Begin Dataset extract

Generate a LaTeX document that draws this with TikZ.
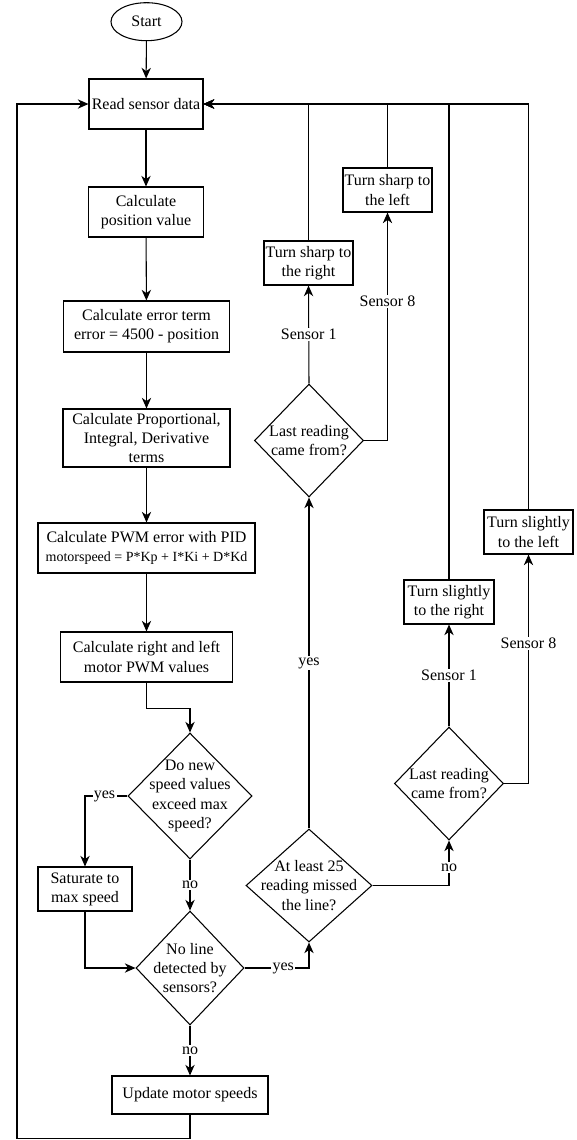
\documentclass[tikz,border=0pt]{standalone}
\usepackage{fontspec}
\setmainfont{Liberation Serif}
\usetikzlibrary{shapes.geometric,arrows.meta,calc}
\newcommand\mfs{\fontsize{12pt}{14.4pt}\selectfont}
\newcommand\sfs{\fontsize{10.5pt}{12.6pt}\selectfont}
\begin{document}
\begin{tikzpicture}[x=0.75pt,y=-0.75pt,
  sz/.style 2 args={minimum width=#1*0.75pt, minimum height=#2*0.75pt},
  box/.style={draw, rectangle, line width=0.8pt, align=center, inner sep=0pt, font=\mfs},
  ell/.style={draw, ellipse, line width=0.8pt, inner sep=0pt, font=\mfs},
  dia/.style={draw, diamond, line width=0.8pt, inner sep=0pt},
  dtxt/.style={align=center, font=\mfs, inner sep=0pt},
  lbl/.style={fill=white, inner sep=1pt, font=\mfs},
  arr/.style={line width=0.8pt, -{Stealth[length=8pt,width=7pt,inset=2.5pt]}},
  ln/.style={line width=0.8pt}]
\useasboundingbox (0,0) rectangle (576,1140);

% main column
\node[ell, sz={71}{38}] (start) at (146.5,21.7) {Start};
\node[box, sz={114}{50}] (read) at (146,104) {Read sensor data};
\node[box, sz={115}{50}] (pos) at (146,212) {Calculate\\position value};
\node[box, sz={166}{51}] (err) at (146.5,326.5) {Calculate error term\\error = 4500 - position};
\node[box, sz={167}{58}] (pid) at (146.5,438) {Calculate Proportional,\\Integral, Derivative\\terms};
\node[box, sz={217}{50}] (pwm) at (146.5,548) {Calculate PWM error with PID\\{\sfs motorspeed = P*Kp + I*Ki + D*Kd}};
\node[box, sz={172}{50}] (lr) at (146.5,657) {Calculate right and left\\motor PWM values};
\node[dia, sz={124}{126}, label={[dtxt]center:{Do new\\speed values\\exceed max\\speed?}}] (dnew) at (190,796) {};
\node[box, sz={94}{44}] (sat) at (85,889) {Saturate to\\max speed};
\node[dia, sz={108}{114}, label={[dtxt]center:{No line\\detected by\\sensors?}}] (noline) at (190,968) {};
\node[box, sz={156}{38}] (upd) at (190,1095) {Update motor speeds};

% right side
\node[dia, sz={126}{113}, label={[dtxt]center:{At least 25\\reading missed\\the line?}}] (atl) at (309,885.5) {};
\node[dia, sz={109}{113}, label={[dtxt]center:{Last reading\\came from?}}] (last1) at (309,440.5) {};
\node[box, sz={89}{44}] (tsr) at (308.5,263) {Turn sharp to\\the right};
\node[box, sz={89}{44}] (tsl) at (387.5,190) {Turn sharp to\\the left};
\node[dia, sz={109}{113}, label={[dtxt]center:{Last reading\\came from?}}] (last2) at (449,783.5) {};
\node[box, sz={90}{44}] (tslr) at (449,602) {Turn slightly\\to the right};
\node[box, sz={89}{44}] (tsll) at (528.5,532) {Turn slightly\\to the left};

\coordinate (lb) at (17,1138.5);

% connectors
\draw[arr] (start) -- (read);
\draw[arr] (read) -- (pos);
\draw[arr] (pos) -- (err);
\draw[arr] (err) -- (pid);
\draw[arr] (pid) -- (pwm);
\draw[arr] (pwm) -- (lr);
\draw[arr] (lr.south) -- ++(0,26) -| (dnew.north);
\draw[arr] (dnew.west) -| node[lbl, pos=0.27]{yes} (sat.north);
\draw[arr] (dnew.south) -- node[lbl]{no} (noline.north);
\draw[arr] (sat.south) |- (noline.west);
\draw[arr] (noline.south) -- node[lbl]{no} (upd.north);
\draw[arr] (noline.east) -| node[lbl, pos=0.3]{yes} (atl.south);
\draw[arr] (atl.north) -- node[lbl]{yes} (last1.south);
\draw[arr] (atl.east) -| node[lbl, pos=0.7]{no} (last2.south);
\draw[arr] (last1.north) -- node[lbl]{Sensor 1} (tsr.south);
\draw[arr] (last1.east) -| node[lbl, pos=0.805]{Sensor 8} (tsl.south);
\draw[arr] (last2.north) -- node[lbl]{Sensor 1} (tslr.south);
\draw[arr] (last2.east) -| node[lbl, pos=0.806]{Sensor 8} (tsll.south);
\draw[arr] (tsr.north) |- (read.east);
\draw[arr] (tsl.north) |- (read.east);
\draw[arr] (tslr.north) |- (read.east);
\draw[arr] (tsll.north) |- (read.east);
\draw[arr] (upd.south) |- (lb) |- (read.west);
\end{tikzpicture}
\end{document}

End Dataset extract

Exercise goal »
Restate the whole listing above exactly, please, omitting every image.

Reply »
Generate a LaTeX document that draws this with TikZ.
\documentclass[tikz,border=0pt]{standalone}
\usepackage{fontspec}
\setmainfont{Liberation Serif}
\usetikzlibrary{shapes.geometric,arrows.meta,calc}
\newcommand\mfs{\fontsize{12pt}{14.4pt}\selectfont}
\newcommand\sfs{\fontsize{10.5pt}{12.6pt}\selectfont}
\begin{document}
\begin{tikzpicture}[x=0.75pt,y=-0.75pt,
  sz/.style 2 args={minimum width=#1*0.75pt, minimum height=#2*0.75pt},
  box/.style={draw, rectangle, line width=0.8pt, align=center, inner sep=0pt, font=\mfs},
  ell/.style={draw, ellipse, line width=0.8pt, inner sep=0pt, font=\mfs},
  dia/.style={draw, diamond, line width=0.8pt, inner sep=0pt},
  dtxt/.style={align=center, font=\mfs, inner sep=0pt},
  lbl/.style={fill=white, inner sep=1pt, font=\mfs},
  arr/.style={line width=0.8pt, -{Stealth[length=8pt,width=7pt,inset=2.5pt]}},
  ln/.style={line width=0.8pt}]
\useasboundingbox (0,0) rectangle (576,1140);

% main column
\node[ell, sz={71}{38}] (start) at (146.5,21.7) {Start};
\node[box, sz={114}{50}] (read) at (146,104) {Read sensor data};
\node[box, sz={115}{50}] (pos) at (146,212) {Calculate\\position value};
\node[box, sz={166}{51}] (err) at (146.5,326.5) {Calculate error term\\error = 4500 - position};
\node[box, sz={167}{58}] (pid) at (146.5,438) {Calculate Proportional,\\Integral, Derivative\\terms};
\node[box, sz={217}{50}] (pwm) at (146.5,548) {Calculate PWM error with PID\\{\sfs motorspeed = P*Kp + I*Ki + D*Kd}};
\node[box, sz={172}{50}] (lr) at (146.5,657) {Calculate right and left\\motor PWM values};
\node[dia, sz={124}{126}, label={[dtxt]center:{Do new\\speed values\\exceed max\\speed?}}] (dnew) at (190,796) {};
\node[box, sz={94}{44}] (sat) at (85,889) {Saturate to\\max speed};
\node[dia, sz={108}{114}, label={[dtxt]center:{No line\\detected by\\sensors?}}] (noline) at (190,968) {};
\node[box, sz={156}{38}] (upd) at (190,1095) {Update motor speeds};

% right side
\node[dia, sz={126}{113}, label={[dtxt]center:{At least 25\\reading missed\\the line?}}] (atl) at (309,885.5) {};
\node[dia, sz={109}{113}, label={[dtxt]center:{Last reading\\came from?}}] (last1) at (309,440.5) {};
\node[box, sz={89}{44}] (tsr) at (308.5,263) {Turn sharp to\\the right};
\node[box, sz={89}{44}] (tsl) at (387.5,190) {Turn sharp to\\the left};
\node[dia, sz={109}{113}, label={[dtxt]center:{Last reading\\came from?}}] (last2) at (449,783.5) {};
\node[box, sz={90}{44}] (tslr) at (449,602) {Turn slightly\\to the right};
\node[box, sz={89}{44}] (tsll) at (528.5,532) {Turn slightly\\to the left};

\coordinate (lb) at (17,1138.5);

% connectors
\draw[arr] (start) -- (read);
\draw[arr] (read) -- (pos);
\draw[arr] (pos) -- (err);
\draw[arr] (err) -- (pid);
\draw[arr] (pid) -- (pwm);
\draw[arr] (pwm) -- (lr);
\draw[arr] (lr.south) -- ++(0,26) -| (dnew.north);
\draw[arr] (dnew.west) -| node[lbl, pos=0.27]{yes} (sat.north);
\draw[arr] (dnew.south) -- node[lbl]{no} (noline.north);
\draw[arr] (sat.south) |- (noline.west);
\draw[arr] (noline.south) -- node[lbl]{no} (upd.north);
\draw[arr] (noline.east) -| node[lbl, pos=0.3]{yes} (atl.south);
\draw[arr] (atl.north) -- node[lbl]{yes} (last1.south);
\draw[arr] (atl.east) -| node[lbl, pos=0.7]{no} (last2.south);
\draw[arr] (last1.north) -- node[lbl]{Sensor 1} (tsr.south);
\draw[arr] (last1.east) -| node[lbl, pos=0.805]{Sensor 8} (tsl.south);
\draw[arr] (last2.north) -- node[lbl]{Sensor 1} (tslr.south);
\draw[arr] (last2.east) -| node[lbl, pos=0.806]{Sensor 8} (tsll.south);
\draw[arr] (tsr.north) |- (read.east);
\draw[arr] (tsl.north) |- (read.east);
\draw[arr] (tslr.north) |- (read.east);
\draw[arr] (tsll.north) |- (read.east);
\draw[arr] (upd.south) |- (lb) |- (read.west);
\end{tikzpicture}
\end{document}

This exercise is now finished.